Она снова надулась, оглядываясь в поисках конфет и бокала шампанского, и мне пришлось спросить у нее еще дважды, прежде чем она наконец-то ответила.
– У меня были близнецы еще в начале двадцатого столетия, потому что это было в моде. Абсолютно все в светском обществе рожали детей, и я просто не могла остаться в стороне. Все мои друзья уверяли, что роды были самым божественным трансцендентным опытом... – Она громко фыркнула. – А потом, мои милые младенцы выросли и стали таким разочарованием. Понять не могу, почему. Я проследила, чтобы у них были самые лучшие няньки, самые лучшие наставники, и каждая игрушка, которую они пожелали. И я взяла за правило проводить с ними немного времени каждые выходные, независимо от того, насколько много у меня было социальных дел.
– А Иеремия?
– О, он был в ярости, в то время. В полном бешенстве. Он даже повысил на меня голос, чего никогда прежде не делал. Он никогда не хотел детей.
– Так что же случилось? – спросил я.
– Он меня стерилизовал, поэтому я больше не могу иметь детей. – Ее голос был абсолютно равнодушным и безразличным. – Мне было все равно. Мода прошла, и они не оправдали моих ожиданий... И, конечно, я не собиралась проходить через все это снова...
– У вас разве не было никаких друзей, каких-нибудь близких друзей, которые могли вам помочь противостоять Иеремии?
Мэрайя кратко улыбнулась, и ее взгляд внезапно стал очень холодным.

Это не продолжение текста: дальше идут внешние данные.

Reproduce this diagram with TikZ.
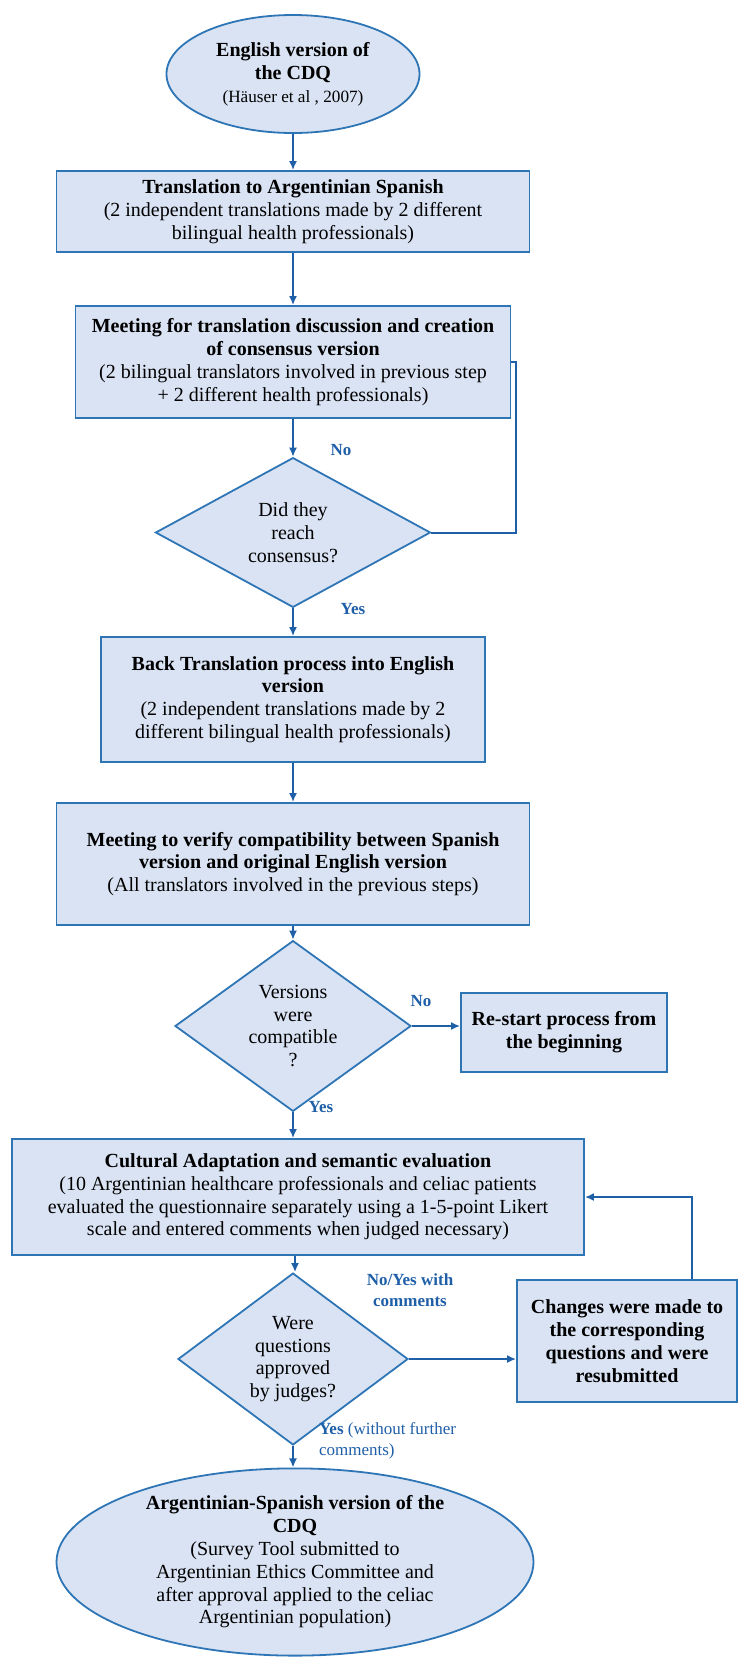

– У меня нет друзей, Джон. Обычные люди не имеют значения для меня. Или для любого из Гриффинов. Поскольку, видишь ли, Джон, вы все так недолговечны... Как подёнки. Вы появляетесь и исчезаете так быстро, и, кажется, вы никогда не существуете достаточно долго, чтобы произвести реальное впечатление, и этого не хватает, чтобы сильно полюбить тех, кто его все же производит. Они все умирают... То же самое и с животными. Раньше я обожала моих кошек, еще в былые времена. Но теперь я больше не выношу их. Или цветы... У меня были сады расположенные вокруг поместья еще в середине восемнадцатого столетия, когда сады были в моде, но как только они у меня появились... я не знала, что с ними делать. Ты можешь только ходить через них множество раз... В конце концов, я позволила им буйно разрастаться, просто чтобы посмотреть, что произойдет. Я нахожу джунгли гораздо интереснее – они постоянно меняются, постоянно производят что-то новое... Иеремия поддерживает их, в качестве нашей последней линии обороны. На тот случай, если варвары когда-нибудь восстанут и попытаются отобрать все у нас. – Она кратко усмехнулась. Это был уродливый звук. – Пусть попробуют! Пусть только попробуют... Никто не заберет ничего, что принадлежит нам!